Statement on introduction of bill to reform 1872 mining law

May 19, 2023

FOR IMMEDIATE RELEASE
Friday, May 19, 2023

Long-overdue reform will bring mining law into the 21st century, provide regulatory certainty, and ensure fair return for taxpayers

DENVER – On Friday, U.S. Senator Martin Heinrich of New Mexico and Congressman Raúl M. Grijalva of Arizona announced the introduction of the Clean Energy Minerals Reform Act (CEMRA). The bill would overhaul the 151-year-old General Mining Law of 1872, which still governs hardrock mining despite being completely irrelevant to today’s technologies and practices. To bring mining law into the 21st century, the bill proposes several urgently needed and long-overdue reforms, including:

  • Establishing a rental and royalty structure for hardrock mining. This would treat hardrock mining the same as all other extractive industries on public lands, ensuring mining companies compensate taxpayers fairly for the public lands they occupy and the public resources they extract.
  • Creating a modern leasing and permitting system similar to that for oil and gas. This would eliminate the outdated process for staking claims that remains unchanged from the 1800s.
  • Setting reclamation standards and bonding requirements that reflect realistic estimates of the costs to clean up mining sites.
  • Requiring meaningful consultation with Tribes and communities.
  • Implementing petition and review processes to consider withdrawing lands that are inappropriate for mining.

Center for Western Priorities Policy Director Rachael Hamby released the following statement:

“After 150 years of scientific and technological advancement, the scope and scale of today’s mining activities would be unrecognizable to miners and policymakers from the 1870s. Yet our nation’s policies and regulations have remained essentially unchanged. Our laws and environmental safeguards should be updated to reflect what we’ve learned from the past 150 years of unfettered and irresponsible resource extraction in the West.

“As we transition away from fossil fuels and as demand increases for minerals to produce electric vehicle batteries, solar panels, and other renewable energy technologies, our laws and regulations need to keep pace. It’s time for an overhaul of the severely outdated hardrock mining legal and regulatory framework in order to provide regulatory certainty for the future. Modernizing our mining laws is the best way to hold mining companies accountable for their activities on public lands and to ensure taxpayers are receiving a fair return when companies extract public resources.”

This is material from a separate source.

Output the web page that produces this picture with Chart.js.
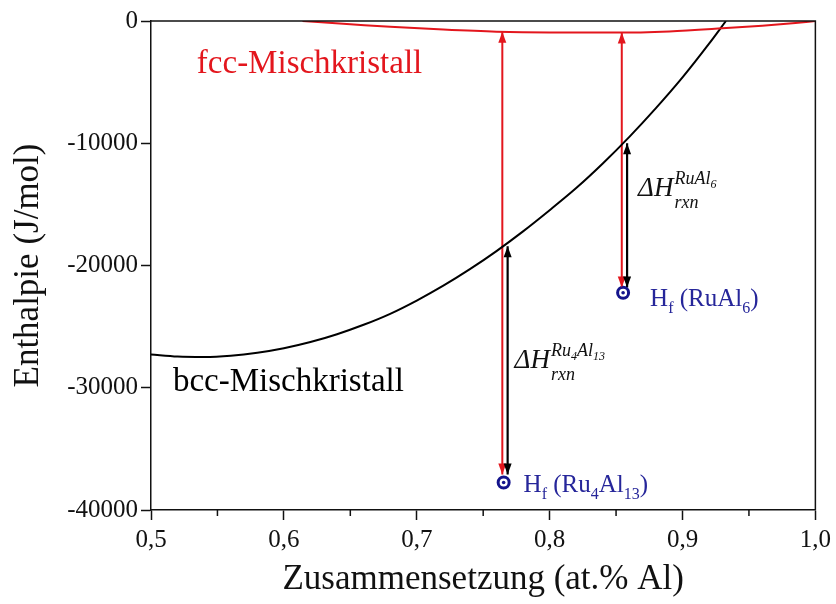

The Clean Energy Minerals Reform Act stands in stark contrast to another recently-introduced bill, the Mining Regulatory Clarity Act sponsored by U.S. Senators Catherine Cortez Masto of Nevada and Jim Risch of Idaho. Not only would the Mining Regulatory Clarity Act fail to modernize the 1872 Mining Law, it would weaken the law by ensuring that mining companies can dump mine tailings and other waste on neighboring public lands where the company has staked a mining claim but has not proven that any valuable minerals exist. It would also allow companies to conduct other mining-related activity, such as building and maintaining roads, on any public lands without holding any mining claim at all. By eliminating the need to prove the existence of valuable minerals in order to validate a claim, this bill would allow anyone to establish rights on any available public lands—regardless of their mining potential—by simply staking a mining claim, which could interfere with conservation designations, renewable energy projects, and transmission line construction.